Tongues have started wagging over the continued closure of 75 secondary schools in Zamfara State.

This is more worrisome, especially with the UNICEF raising an alarm over the number of out of school children, especially girls, in the State.

Speaking with PRESSINFORMAT in Gusau, the State capital, an academic, Alhaji Mansur Jibo said that the continued closure of the schools was a bad development.

Jibo maintained that the main reason of the State government for closing the schools had been defeated as terror attacks continued in the State unabated, saying that policy makers would not have allowed the schools to remain closed if their children were involved.

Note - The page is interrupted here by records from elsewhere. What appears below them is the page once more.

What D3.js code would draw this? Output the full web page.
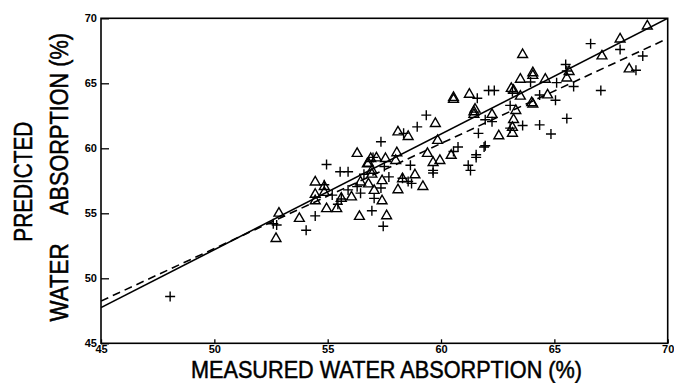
<!DOCTYPE html>
<html>
<head>
<meta charset="utf-8">
<script src="https://cdn.jsdelivr.net/npm/d3@7"></script>
<style>
  html, body { margin: 0; padding: 0; background: #fff; }
  svg { display: block; }
  text { font-family: "Liberation Sans", Arial, Helvetica, sans-serif; fill: #000; }
</style>
</head>
<body>
<svg id="chart" width="674" height="383"></svg>
<script>
// Measured vs predicted water absorption (%), two sample sets
const xTicks = [45, 50, 55, 60, 65, 70];
const yTicks = [45, 50, 55, 60, 65, 70];

// Set A: open triangles [measured, predicted]
const triangles = [
  [69.1, 69.4], [67.9, 68.4], [67.1, 67.1], [68.3, 66.1], [63.6, 67.2],
  [63.5, 65.3], [64.05, 65.8], [64.05, 65.6], [64.6, 65.3], [64.7, 64.1],
  [63.5, 64.0], [64.05, 63.4], [64.0, 63.5], [63.3, 62.9], [63.2, 62.2],
  [63.15, 61.6], [63.15, 61.15], [63.1, 64.6], [63.2, 64.45], [65.65, 65.9],
  [65.55, 65.4], [62.55, 60.95], [62.25, 62.6], [61.25, 64.15], [60.55, 63.9],
  [60.55, 63.75], [61.5, 63.0], [61.45, 62.8], [61.45, 62.6], [59.85, 60.6],
  [59.75, 61.9], [60.45, 59.45], [59.95, 59.05], [59.65, 58.9], [59.4, 59.6],
  [59.2, 57.05], [58.85, 57.95], [58.55, 60.9], [58.1, 61.25], [58.05, 59.65],
  [58.0, 59.05], [58.1, 56.8], [58.3, 57.65], [57.55, 59.2], [57.15, 59.25],
  [56.9, 59.2], [56.8, 58.85], [56.95, 58.3], [56.75, 58.8], [56.95, 58.0],
  [56.8, 57.25], [57.05, 56.75], [56.3, 59.6], [56.45, 57.4], [56.4, 54.75],
  [56.05, 56.25], [55.6, 56.15], [57.4, 55.95], [57.6, 54.8], [55.4, 55.35],
  [54.95, 55.35], [54.45, 57.4], [54.45, 56.45], [54.45, 55.95], [54.85, 57.05],
  [54.85, 56.6], [53.75, 54.6], [52.85, 55.0], [52.72, 53.05], [57.4, 57.5]
];

// Set B: plus signs [measured, predicted]
const pluses = [
  [66.6, 68.05], [67.9, 67.6], [68.9, 67.1], [68.6, 66.0], [67.05, 64.45],
  [65.85, 64.75], [65.5, 66.45], [65.55, 65.95], [65.1, 65.05], [65.05, 63.7],
  [65.55, 62.3], [64.85, 61.1], [64.35, 61.8], [64.35, 64.1], [63.95, 65.1],
  [63.6, 61.75], [63.15, 64.35], [63.05, 63.3], [63.05, 61.55], [62.1, 64.45],
  [62.35, 64.45], [62.25, 62.05], [61.95, 62.2], [61.95, 60.2], [61.9, 60.1],
  [61.6, 63.85], [61.65, 61.15], [61.55, 59.5], [61.55, 59.3], [61.2, 58.7],
  [61.3, 58.3], [60.75, 60.1], [60.55, 59.75], [59.35, 62.55], [58.95, 61.65],
  [58.35, 61.15], [59.65, 58.3], [59.65, 58.1], [58.65, 58.7], [58.55, 57.45],
  [58.7, 57.3], [58.3, 57.7], [57.7, 57.8], [57.5, 58.6], [57.35, 60.5],
  [57.35, 56.95], [57.05, 56.15], [56.95, 55.2], [57.45, 54.0], [57.0, 59.3],
  [56.6, 58.0], [55.9, 58.2], [55.55, 58.2], [56.3, 57.05], [56.45, 56.55],
  [55.9, 56.8], [55.6, 56.1], [55.45, 55.7], [55.2, 56.4], [54.95, 58.75],
  [54.85, 57.2], [54.45, 54.8], [54.05, 53.7], [52.6, 54.2], [52.75, 54.1],
  [48.05, 48.6]
];

// Fitted lines, endpoints at x = 45 and x = 70
const solidFit = [[45, 47.75], [70, 70.0]];
const dashedFit = [[45, 48.25], [70, 68.45]];

const svg = d3.select("#chart");
const plotLeft = 101, plotRight = 667.7, plotTop = 18.3, plotBottom = 343.3;

const x = d3.scaleLinear().domain([45, 70]).range([plotLeft, plotRight]);
const y = d3.scaleLinear().domain([45, 70]).range([plotBottom, plotTop]);

svg.append("defs").append("clipPath").attr("id", "plotClip")
  .append("rect")
  .attr("x", plotLeft).attr("y", plotTop)
  .attr("width", plotRight - plotLeft).attr("height", plotBottom - plotTop);

// Axes with inward ticks
const xAxis = d3.axisBottom(x).tickValues(xTicks).tickSize(-4).tickPadding(6)
  .tickFormat(d3.format("d"));
const yAxis = d3.axisLeft(y).tickValues(yTicks).tickSize(-8).tickPadding(12)
  .tickFormat(d3.format("d"));

const gx = svg.append("g").attr("transform", `translate(0,${plotBottom})`).call(xAxis);
const gy = svg.append("g").attr("transform", `translate(${plotLeft},0)`).call(yAxis);

[gx, gy].forEach(g => {
  g.select(".domain").remove();
  g.selectAll(".tick line").attr("stroke", "#000").attr("stroke-width", 1.3);
  g.selectAll(".tick text")
    .style("font-family", "'Liberation Sans', Arial, sans-serif")
    .style("font-weight", "bold")
    .style("font-size", "11px")
    .attr("fill", "#000");
});
gx.selectAll(".tick text").attr("dy", "0.36em");
gy.selectAll(".tick text").attr("x", -4);

// Frame
svg.append("rect")
  .attr("x", plotLeft).attr("y", plotTop)
  .attr("width", plotRight - plotLeft).attr("height", plotBottom - plotTop)
  .attr("fill", "none").attr("stroke", "#000").attr("stroke-width", 1.6);

const plot = svg.append("g").attr("clip-path", "url(#plotClip)");

const line = d3.line().x(d => x(d[0])).y(d => y(d[1]));

plot.append("path").datum(solidFit)
  .attr("d", line).attr("fill", "none")
  .attr("stroke", "#000").attr("stroke-width", 1.6);

plot.append("path").datum(dashedFit)
  .attr("d", line).attr("fill", "none")
  .attr("stroke", "#000").attr("stroke-width", 1.6)
  .attr("stroke-dasharray", "8,5");

// Plus-sign marker
const plusSymbol = {
  draw(context, size) {
    const r = Math.sqrt(size) / 2;
    context.moveTo(-r, 0); context.lineTo(r, 0);
    context.moveTo(0, -r); context.lineTo(0, r);
  }
};

svg.append("g").selectAll("path").data(triangles).join("path")
  .attr("transform", d => `translate(${x(d[0])},${y(d[1])})`)
  .attr("d", d3.symbol(d3.symbolTriangle, 42))
  .attr("fill", "none").attr("stroke", "#000").attr("stroke-width", 1.4);

svg.append("g").selectAll("path").data(pluses).join("path")
  .attr("transform", d => `translate(${x(d[0])},${y(d[1])})`)
  .attr("d", d3.symbol(plusSymbol, 100))
  .attr("fill", "none").attr("stroke", "#000").attr("stroke-width", 1.4);

// Axis titles
svg.append("text")
  .attr("x", 386.5).attr("y", 377.5)
  .attr("text-anchor", "middle")
  .attr("textLength", 391).attr("lengthAdjust", "spacingAndGlyphs")
  .style("font-size", "24px")
  .attr("stroke", "#000").attr("stroke-width", 0.5)
  .text("MEASURED WATER ABSORPTION (%)");

const yTitle = [
  { text: "PREDICTED", bx: 31.5, cy: 181.7, len: 120 },
  { text: "WATER", bx: 67.5, cy: 282.5, len: 78 },
  { text: "ABSORPTION (%)", bx: 67.5, cy: 124, len: 182 }
];
svg.append("g").selectAll("text").data(yTitle).join("text")
  .attr("transform", d => `translate(${d.bx},${d.cy}) rotate(-90)`)
  .attr("text-anchor", "middle")
  .attr("textLength", d => d.len).attr("lengthAdjust", "spacingAndGlyphs")
  .style("font-size", "25px")
  .attr("stroke", "#000").attr("stroke-width", 0.5)
  .text(d => d.text);
</script>
</body>
</html>
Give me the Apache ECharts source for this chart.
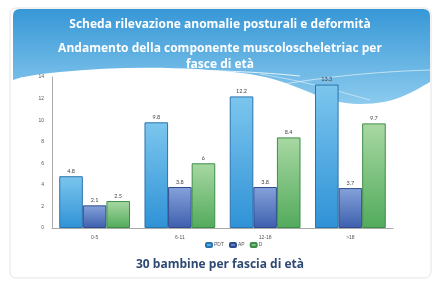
<!DOCTYPE html>
<html><head><meta charset="utf-8">
<script src="https://cdn.jsdelivr.net/npm/echarts@6/dist/echarts.min.js"></script>
<style>html,body{margin:0;padding:0;background:#fff}#c{width:440px;height:282px}</style>
</head><body><div id="c"></div>
<script>
var categories = ["0-5", "6-11", "12-18", ">18"];
var seriesNames = ["PDT", "AP", "D"];
var pdt = [4.8, 9.8, 12.2, 13.3];
var ap = [2.1, 3.8, 3.8, 3.7];
var d = [2.5, 6, 8.4, 9.7];
var yTicks = [0, 2, 4, 6, 8, 10, 12, 14];

var HeaderShape = echarts.graphic.extendPath(
  'M 13 16 Q 13 9 20 9 L 423 9 Q 430 9 430 16 L 430 82 C 412 92 396 104 360 104 C 320 104 300 82 250 74 C 190 66 120 66 60 72 C 40 74 25 76 13 80 Z', {});
echarts.graphic.registerShape('headerWave', HeaderShape);

var chart = echarts.init(document.getElementById('c'));
function grad(a, b) {
  return new echarts.graphic.LinearGradient(0, 0, 0, 1, [{offset: 0, color: a}, {offset: 1, color: b}]);
}
var labelStyle = {show: true, position: 'top', fontSize: 5.5, color: '#444', distance: 2, fontFamily: 'Lato'};
function mk(name, data, c1, c2, border) {
  return {
    name: name, type: 'bar', data: data, barGap: '0%', barCategoryGap: '17%',
    itemStyle: {color: grad(c1, c2), borderColor: border, borderWidth: 1},
    label: labelStyle, z: 5
  };
}
var option = {
  animation: false,
  graphic: [
    {type: 'rect', shape: {x: 10, y: 8, width: 421, height: 270, r: 6}, style: {fill: '#fff', stroke: '#e4e4e4', lineWidth: 1}, z: -10},
    {type: 'headerWave', z: -5, shape: {},
     style: {fill: new echarts.graphic.LinearGradient(0, 0, 0, 1, [{offset: 0, color: '#3797d6'}, {offset: 1, color: '#8ccbee'}])}},
    {type: 'bezierCurve', z: -4, shape: {x1: 240, y1: 92, cpx1: 300, cpy1: 80, cpx2: 360, cpy2: 72, x2: 430, y2: 70}, style: {fill: null, stroke: 'rgba(255,255,255,0.7)', lineWidth: 0.8}},
    {type: 'bezierCurve', z: -4, shape: {x1: 260, y1: 74, cpx1: 310, cpy1: 82, cpx2: 340, cpy2: 92, x2: 370, y2: 100}, style: {fill: null, stroke: 'rgba(255,255,255,0.6)', lineWidth: 0.8}},
    {type: 'bezierCurve', z: -4, shape: {x1: 20, y1: 78, cpx1: 120, cpy1: 68, cpx2: 220, cpy2: 68, x2: 300, y2: 76}, style: {fill: null, stroke: 'rgba(255,255,255,0.8)', lineWidth: 1}},
    {type: 'text', left: 'center', top: 19, style: {text: 'Scheda rilevazione anomalie posturali e deformità', fill: '#ffffff', font: 'bold 12px "Open Sans"', textAlign: 'center'}},
    {type: 'text', left: 'center', top: 41, style: {text: 'Andamento della componente muscoloscheletriac per\nfasce di età', fill: '#ffffff', font: 'bold 12px "Open Sans"', textAlign: 'center', lineHeight: 16}},
    {type: 'text', left: 'center', top: 259, style: {text: '30 bambine per fascia di età', fill: '#2e4a72', font: 'bold 12px "Open Sans"', textAlign: 'center'}}
  ],
  legend: {
    data: seriesNames, left: 200, top: 237, itemWidth: 6, itemHeight: 4, itemGap: 5,
    textStyle: {fontSize: 5, color: '#555', padding: [0, 0, 0, -3]}
  },
  grid: {left: 52, right: 47, top: 77, bottom: 54},
  xAxis: {
    type: 'category', data: categories,
    axisLine: {lineStyle: {color: '#aaa', width: 1}},
    axisTick: {show: false},
    axisLabel: {fontSize: 5, color: '#555', margin: 7}
  },
  yAxis: {
    type: 'value', min: 0, max: 14, interval: 2,
    axisLine: {show: true, lineStyle: {color: '#aaa', width: 1}},
    axisTick: {show: false},
    splitLine: {show: false},
    axisLabel: {fontSize: 5, color: '#555', margin: 8,
      formatter: function (v) { return yTicks.indexOf(v) >= 0 ? String(v) : ''; }}
  },
  series: [
    mk(seriesNames[0], pdt, '#7cc6ee', '#2f92d6', '#2a74ad'),
    mk(seriesNames[1], ap, '#86a2da', '#3d5fae', '#2f4b8e'),
    mk(seriesNames[2], d, '#a8d8a2', '#52ab5c', '#3d8d48')
  ]
};
chart.setOption(option);
</script></body></html>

According to him, the closure of the schools cannot produce any beneficial result in the education sector, stressing that the action had seen many young people roaming the streets, with many of them exposed to rape.

“The government is not bothered about reopening the schools because most of the highly placed individuals have their children schooling overseas. So, they are less concerned about what happens to the common masses.

“All the politicians are now after is how to retain their political positions in 2023, forgetting that the same common masses they are oppressing constitute the voting powers,” he said.

Jibo called on the Federal and the State government, to as a matter of urgency, design formidable strategies towards ending the problem.

He said that some of the girls, whose parents could not afford their education in other States, have already given them out for premature marriages contrary to their desire.

Also reacting was Alhaji Usman Husseini who lamented that the girls are being exposed to many dangers, thereby forcing them to join evil gangs.

“The government should be mindful of the fact that there are also female bandits, female bandits’ informants and armed robbers. The bandits we are all afraid of have women who know how to operate guns among them,” he cautioned.

Husseini wondered how the State government would convince the Indian government to come into the State and invest.

“The State’s deputy Governor, Senator Hassan Mohammed Gusau who represented the Governor at the stakeholders’ meeting in Abuja was there presenting to the Indian community the vast potential deposits available in the State without addressing the security challenges in his State,” he noted.

Husseini berated the government for not securing the environment before looking for foreign investors, saying that no reasonable investor will risk his hard-earned money to invest in an unsecured environment.

Recall that recently, the permanent secretary, Zamfara State Ministry of Education, Alhaji Kabiru Attahiru revealed that 75 girls’ secondary schools in the State are yet to be reopened due to insecurity.